Being a media CEO is better than winning a presidential election. You get to hang out with TV, music and movie stars. You get your name in the papers for showing up at glamorous black-tie dinners. You get the best seats for every show and ball game. You don’t have to worry about Iraq and the deficit. And you have those mammoth paychecks. (Silly me, I buried the lead)
What do media CEOs do
to merit the eye-popping compensation packages?
Yes, the operating
margins for successful entertainment operations are impressive, but … come on!
You have to wonder why
shareholders of these public companies don’t squawk more loudly and often about
But we know why, of
course: As long as the stockholders themselves are making good money on their
investments, perhaps that is all they care about and maybe it is all that they
should worry about.
Naturally, once their
return on investment slips, they will get worked up. That never changes, right?
If Gutenberg had cranked out one less notice a week from his new printing press, his
backers would have taken him to task, too.
It’s the nettlesome
print media that usually causes a fuss in the first place about this situation.
Think about it.
You can’t REALLY
expect television-news outlets to shine a light on this subject because it’s
possible that their boss is among those cashing in so handsomely.
I doubt that (m)any
broadcasters would do much shouting when his or her head could be on the
chopping block, if one of them stirred up the shareholders about how much dough
the boss is taking home.
The top 20 companies
in the United States rated by market capitalization don’t include any media entities.
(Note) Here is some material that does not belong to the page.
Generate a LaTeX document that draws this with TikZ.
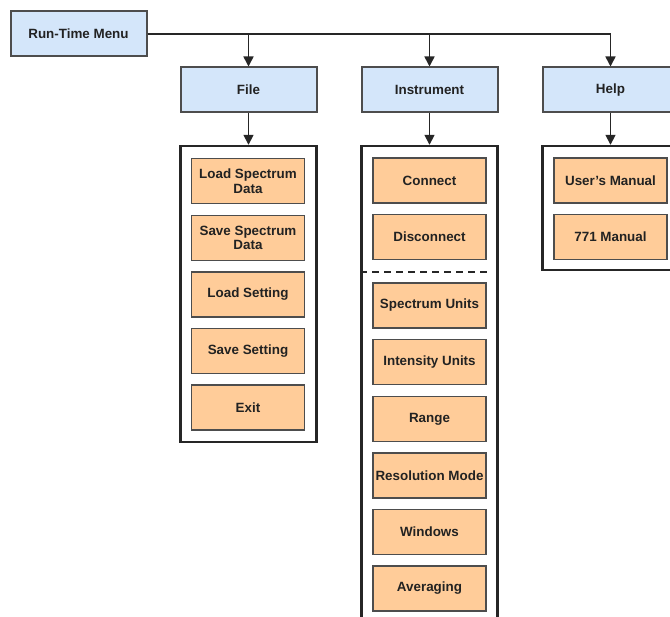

But according to statistics compiled for the New York Times by Equilar, which comes up with these fascinating data on executive compensation, media companies house
seven of the top 20 highest paid chief executive officers.
The Times goes on to
point out that the folks are well known and the pay is gargantuan: Leslie
Moonves of CBS ($60,253,647), David Zaslav of Discovery Communications
($49,932,867), Robert Iger of Walt Disney ($37,103,208), Philippe Dauman
of Viacom ($33,396,104), Jeffrey Bewkes of Time Warner ($25,670,263), Brian Roberts of Comcast ($25,087,379), and Rupert Murdoch of News Corporation
Moonves was the third-highest
paid executive in 2012, topped by Larry Ellison, who garnered $96.2 million as
leader of Oracle, and Robert Kotick, CEO of Activision Blizzard whose recently disclosed arrangement reached $64.9 million (although,the Times notes, a good deal
of it will be paid in stock options that vest over five years).